Record set:
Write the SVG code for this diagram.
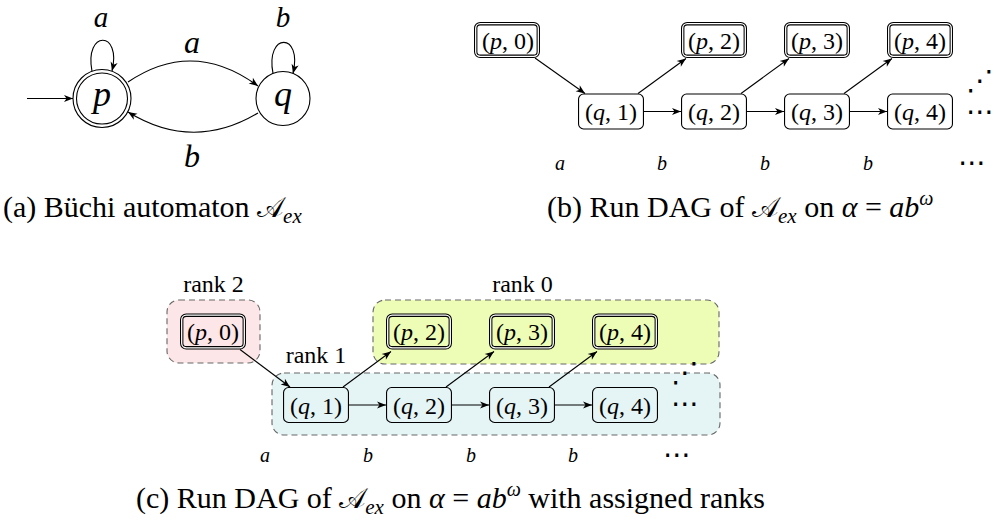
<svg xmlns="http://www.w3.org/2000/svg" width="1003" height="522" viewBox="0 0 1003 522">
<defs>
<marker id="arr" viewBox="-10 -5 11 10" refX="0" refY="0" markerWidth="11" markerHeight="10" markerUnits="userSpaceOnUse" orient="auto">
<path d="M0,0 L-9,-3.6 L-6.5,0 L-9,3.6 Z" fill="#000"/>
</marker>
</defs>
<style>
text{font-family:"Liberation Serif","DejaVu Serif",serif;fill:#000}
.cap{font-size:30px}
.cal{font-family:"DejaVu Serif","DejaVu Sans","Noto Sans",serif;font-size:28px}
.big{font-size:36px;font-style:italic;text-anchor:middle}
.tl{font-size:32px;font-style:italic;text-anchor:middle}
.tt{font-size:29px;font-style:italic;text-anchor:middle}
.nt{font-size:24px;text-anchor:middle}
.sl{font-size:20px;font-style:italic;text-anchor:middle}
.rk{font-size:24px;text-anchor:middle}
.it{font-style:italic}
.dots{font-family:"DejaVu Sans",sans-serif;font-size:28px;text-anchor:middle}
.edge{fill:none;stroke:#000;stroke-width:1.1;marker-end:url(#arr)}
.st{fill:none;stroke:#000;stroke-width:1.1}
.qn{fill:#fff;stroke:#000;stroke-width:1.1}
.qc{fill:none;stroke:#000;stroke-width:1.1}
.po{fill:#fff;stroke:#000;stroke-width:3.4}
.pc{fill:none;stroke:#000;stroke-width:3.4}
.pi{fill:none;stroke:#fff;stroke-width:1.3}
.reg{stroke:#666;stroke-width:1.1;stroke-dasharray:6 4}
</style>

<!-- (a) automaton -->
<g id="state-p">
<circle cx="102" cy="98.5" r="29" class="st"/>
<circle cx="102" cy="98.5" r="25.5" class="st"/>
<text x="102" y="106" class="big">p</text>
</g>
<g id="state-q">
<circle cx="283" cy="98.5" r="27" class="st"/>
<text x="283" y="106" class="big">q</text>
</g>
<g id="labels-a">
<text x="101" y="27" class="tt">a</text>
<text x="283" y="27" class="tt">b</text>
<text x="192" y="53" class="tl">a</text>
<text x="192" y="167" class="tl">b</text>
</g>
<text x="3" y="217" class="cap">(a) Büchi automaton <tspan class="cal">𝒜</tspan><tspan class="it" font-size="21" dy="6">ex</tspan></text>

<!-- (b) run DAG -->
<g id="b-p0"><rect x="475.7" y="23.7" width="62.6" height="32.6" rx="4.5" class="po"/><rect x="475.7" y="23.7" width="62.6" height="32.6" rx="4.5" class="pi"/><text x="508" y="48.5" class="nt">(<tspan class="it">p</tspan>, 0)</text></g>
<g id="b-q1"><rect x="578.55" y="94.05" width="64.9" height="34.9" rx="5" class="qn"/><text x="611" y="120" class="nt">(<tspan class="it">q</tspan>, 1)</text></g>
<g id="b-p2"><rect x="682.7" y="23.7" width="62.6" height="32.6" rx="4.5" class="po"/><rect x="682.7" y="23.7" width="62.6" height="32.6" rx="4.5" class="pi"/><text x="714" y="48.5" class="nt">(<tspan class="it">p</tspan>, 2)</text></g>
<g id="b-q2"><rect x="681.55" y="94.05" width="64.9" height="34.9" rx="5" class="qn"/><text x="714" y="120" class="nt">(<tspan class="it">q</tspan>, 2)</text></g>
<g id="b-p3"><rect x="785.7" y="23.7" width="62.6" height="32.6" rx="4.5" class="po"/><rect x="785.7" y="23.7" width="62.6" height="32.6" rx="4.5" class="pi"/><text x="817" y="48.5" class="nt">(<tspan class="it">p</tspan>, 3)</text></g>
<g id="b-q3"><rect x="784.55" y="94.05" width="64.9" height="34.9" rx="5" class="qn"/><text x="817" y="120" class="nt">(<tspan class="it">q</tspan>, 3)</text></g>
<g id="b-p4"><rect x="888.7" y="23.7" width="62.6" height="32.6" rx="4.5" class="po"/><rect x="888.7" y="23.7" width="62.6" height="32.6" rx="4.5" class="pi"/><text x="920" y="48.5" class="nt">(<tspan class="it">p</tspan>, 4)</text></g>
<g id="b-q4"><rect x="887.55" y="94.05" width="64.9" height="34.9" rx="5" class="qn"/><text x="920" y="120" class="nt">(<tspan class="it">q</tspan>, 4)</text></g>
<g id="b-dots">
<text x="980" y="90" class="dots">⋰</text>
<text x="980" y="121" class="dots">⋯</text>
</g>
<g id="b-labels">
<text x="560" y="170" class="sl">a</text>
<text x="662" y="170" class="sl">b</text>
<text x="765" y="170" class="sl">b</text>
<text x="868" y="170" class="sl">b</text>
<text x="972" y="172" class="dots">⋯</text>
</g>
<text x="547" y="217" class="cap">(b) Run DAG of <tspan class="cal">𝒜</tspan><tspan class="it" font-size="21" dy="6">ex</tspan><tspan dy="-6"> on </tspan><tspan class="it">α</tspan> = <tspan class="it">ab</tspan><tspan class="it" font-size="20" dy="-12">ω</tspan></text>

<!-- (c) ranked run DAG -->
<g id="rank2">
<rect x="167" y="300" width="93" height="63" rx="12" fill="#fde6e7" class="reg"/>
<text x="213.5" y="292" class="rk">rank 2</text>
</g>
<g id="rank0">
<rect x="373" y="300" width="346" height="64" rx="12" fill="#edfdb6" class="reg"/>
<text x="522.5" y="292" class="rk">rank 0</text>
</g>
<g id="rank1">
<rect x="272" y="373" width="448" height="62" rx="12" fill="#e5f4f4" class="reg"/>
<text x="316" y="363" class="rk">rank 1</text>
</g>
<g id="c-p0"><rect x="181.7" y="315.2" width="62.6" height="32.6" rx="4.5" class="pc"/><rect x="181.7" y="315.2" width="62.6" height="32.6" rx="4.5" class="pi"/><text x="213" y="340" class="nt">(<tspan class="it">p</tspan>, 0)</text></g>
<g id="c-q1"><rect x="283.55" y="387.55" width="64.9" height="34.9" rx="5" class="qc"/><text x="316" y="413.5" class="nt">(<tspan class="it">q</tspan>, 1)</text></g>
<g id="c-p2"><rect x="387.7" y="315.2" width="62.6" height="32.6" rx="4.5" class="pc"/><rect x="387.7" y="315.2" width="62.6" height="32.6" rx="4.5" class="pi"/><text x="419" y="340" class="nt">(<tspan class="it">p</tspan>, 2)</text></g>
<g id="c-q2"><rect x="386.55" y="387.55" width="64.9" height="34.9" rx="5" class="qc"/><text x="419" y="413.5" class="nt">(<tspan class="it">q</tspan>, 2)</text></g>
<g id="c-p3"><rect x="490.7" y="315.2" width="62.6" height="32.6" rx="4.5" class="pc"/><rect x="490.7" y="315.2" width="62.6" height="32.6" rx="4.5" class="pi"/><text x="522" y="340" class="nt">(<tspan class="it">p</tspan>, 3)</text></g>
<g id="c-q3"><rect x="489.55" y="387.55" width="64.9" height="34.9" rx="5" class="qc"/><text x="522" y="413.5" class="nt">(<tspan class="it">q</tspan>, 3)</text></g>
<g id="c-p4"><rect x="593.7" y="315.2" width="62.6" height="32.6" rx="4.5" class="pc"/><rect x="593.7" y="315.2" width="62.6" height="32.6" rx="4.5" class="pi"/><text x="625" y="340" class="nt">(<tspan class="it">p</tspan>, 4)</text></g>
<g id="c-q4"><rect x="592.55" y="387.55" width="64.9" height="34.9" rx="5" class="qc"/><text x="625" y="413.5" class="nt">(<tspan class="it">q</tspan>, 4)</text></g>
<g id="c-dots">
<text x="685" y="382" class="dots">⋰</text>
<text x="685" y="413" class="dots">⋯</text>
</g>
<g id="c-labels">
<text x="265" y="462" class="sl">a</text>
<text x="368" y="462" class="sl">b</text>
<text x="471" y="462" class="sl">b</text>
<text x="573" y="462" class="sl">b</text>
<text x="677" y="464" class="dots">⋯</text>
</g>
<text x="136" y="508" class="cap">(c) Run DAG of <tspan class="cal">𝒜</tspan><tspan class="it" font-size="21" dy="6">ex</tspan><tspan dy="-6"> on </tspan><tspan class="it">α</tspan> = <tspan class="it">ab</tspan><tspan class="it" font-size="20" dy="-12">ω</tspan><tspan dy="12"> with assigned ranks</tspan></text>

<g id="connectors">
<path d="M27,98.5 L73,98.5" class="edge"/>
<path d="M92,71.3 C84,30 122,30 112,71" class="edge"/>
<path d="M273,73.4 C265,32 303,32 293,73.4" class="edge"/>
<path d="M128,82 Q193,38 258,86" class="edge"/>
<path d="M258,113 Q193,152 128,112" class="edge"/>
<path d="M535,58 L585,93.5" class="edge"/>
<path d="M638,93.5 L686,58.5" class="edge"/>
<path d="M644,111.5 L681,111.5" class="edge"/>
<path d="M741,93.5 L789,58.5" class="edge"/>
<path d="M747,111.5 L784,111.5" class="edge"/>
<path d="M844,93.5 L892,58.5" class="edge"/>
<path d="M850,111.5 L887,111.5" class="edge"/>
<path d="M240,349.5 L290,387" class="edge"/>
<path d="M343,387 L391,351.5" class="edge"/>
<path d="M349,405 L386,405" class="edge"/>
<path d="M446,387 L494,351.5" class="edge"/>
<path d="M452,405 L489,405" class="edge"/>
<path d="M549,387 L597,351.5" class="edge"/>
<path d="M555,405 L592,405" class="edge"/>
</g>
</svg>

* * *

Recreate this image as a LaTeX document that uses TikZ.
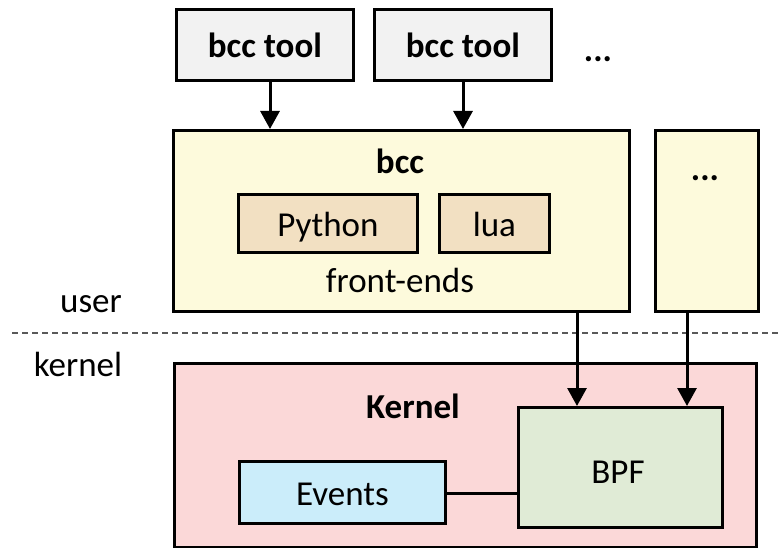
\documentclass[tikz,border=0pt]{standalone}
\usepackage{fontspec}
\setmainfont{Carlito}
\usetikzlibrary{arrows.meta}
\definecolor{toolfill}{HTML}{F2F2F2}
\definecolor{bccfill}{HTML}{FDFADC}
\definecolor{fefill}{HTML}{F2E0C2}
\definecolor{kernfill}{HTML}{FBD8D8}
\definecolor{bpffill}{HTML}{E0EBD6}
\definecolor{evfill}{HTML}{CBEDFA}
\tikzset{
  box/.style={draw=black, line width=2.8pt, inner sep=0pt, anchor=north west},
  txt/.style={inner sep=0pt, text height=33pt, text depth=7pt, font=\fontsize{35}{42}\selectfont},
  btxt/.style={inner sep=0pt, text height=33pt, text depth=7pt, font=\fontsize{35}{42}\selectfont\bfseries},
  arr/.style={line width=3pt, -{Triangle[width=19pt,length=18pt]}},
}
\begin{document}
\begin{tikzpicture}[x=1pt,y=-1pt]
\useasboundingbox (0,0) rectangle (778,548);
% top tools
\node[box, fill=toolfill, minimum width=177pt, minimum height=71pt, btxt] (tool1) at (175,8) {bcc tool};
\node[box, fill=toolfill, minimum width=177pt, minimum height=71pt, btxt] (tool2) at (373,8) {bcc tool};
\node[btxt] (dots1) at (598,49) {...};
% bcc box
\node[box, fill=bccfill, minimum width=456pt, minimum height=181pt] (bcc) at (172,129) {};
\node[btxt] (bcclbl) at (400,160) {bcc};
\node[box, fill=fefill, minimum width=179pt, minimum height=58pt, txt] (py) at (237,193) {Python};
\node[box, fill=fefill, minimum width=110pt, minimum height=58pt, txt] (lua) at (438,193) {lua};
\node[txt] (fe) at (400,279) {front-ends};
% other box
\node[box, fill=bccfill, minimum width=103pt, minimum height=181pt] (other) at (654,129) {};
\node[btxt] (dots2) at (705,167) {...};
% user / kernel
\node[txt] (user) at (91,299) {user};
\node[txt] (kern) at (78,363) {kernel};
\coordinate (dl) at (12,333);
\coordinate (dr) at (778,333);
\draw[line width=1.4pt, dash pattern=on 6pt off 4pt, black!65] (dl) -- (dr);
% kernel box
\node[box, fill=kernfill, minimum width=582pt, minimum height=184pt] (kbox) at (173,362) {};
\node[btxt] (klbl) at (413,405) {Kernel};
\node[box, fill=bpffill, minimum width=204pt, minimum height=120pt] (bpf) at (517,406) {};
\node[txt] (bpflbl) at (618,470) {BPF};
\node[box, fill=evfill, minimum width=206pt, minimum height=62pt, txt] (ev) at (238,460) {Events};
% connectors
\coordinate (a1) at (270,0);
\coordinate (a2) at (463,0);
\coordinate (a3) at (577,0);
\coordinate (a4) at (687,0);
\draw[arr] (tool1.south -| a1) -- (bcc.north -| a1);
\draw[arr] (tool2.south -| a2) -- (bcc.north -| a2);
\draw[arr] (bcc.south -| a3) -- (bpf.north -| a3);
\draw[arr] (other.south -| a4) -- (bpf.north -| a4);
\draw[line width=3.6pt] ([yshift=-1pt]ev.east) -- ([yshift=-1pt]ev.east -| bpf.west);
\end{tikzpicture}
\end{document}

What you should do: Everything from the line with "Write the SVG code for this diagram." down to the line with "Büchi automaton <tspan" in the data above should be copied exactly, with both end lines kept and the pictures left out.

Reply to the task:
Write the SVG code for this diagram.
<svg xmlns="http://www.w3.org/2000/svg" width="1003" height="522" viewBox="0 0 1003 522">
<defs>
<marker id="arr" viewBox="-10 -5 11 10" refX="0" refY="0" markerWidth="11" markerHeight="10" markerUnits="userSpaceOnUse" orient="auto">
<path d="M0,0 L-9,-3.6 L-6.5,0 L-9,3.6 Z" fill="#000"/>
</marker>
</defs>
<style>
text{font-family:"Liberation Serif","DejaVu Serif",serif;fill:#000}
.cap{font-size:30px}
.cal{font-family:"DejaVu Serif","DejaVu Sans","Noto Sans",serif;font-size:28px}
.big{font-size:36px;font-style:italic;text-anchor:middle}
.tl{font-size:32px;font-style:italic;text-anchor:middle}
.tt{font-size:29px;font-style:italic;text-anchor:middle}
.nt{font-size:24px;text-anchor:middle}
.sl{font-size:20px;font-style:italic;text-anchor:middle}
.rk{font-size:24px;text-anchor:middle}
.it{font-style:italic}
.dots{font-family:"DejaVu Sans",sans-serif;font-size:28px;text-anchor:middle}
.edge{fill:none;stroke:#000;stroke-width:1.1;marker-end:url(#arr)}
.st{fill:none;stroke:#000;stroke-width:1.1}
.qn{fill:#fff;stroke:#000;stroke-width:1.1}
.qc{fill:none;stroke:#000;stroke-width:1.1}
.po{fill:#fff;stroke:#000;stroke-width:3.4}
.pc{fill:none;stroke:#000;stroke-width:3.4}
.pi{fill:none;stroke:#fff;stroke-width:1.3}
.reg{stroke:#666;stroke-width:1.1;stroke-dasharray:6 4}
</style>

<!-- (a) automaton -->
<g id="state-p">
<circle cx="102" cy="98.5" r="29" class="st"/>
<circle cx="102" cy="98.5" r="25.5" class="st"/>
<text x="102" y="106" class="big">p</text>
</g>
<g id="state-q">
<circle cx="283" cy="98.5" r="27" class="st"/>
<text x="283" y="106" class="big">q</text>
</g>
<g id="labels-a">
<text x="101" y="27" class="tt">a</text>
<text x="283" y="27" class="tt">b</text>
<text x="192" y="53" class="tl">a</text>
<text x="192" y="167" class="tl">b</text>
</g>
<text x="3" y="217" class="cap">(a) Büchi automaton <tspan class="cal">𝒜</tspan><tspan class="it" font-size="21" dy="6">ex</tspan></text>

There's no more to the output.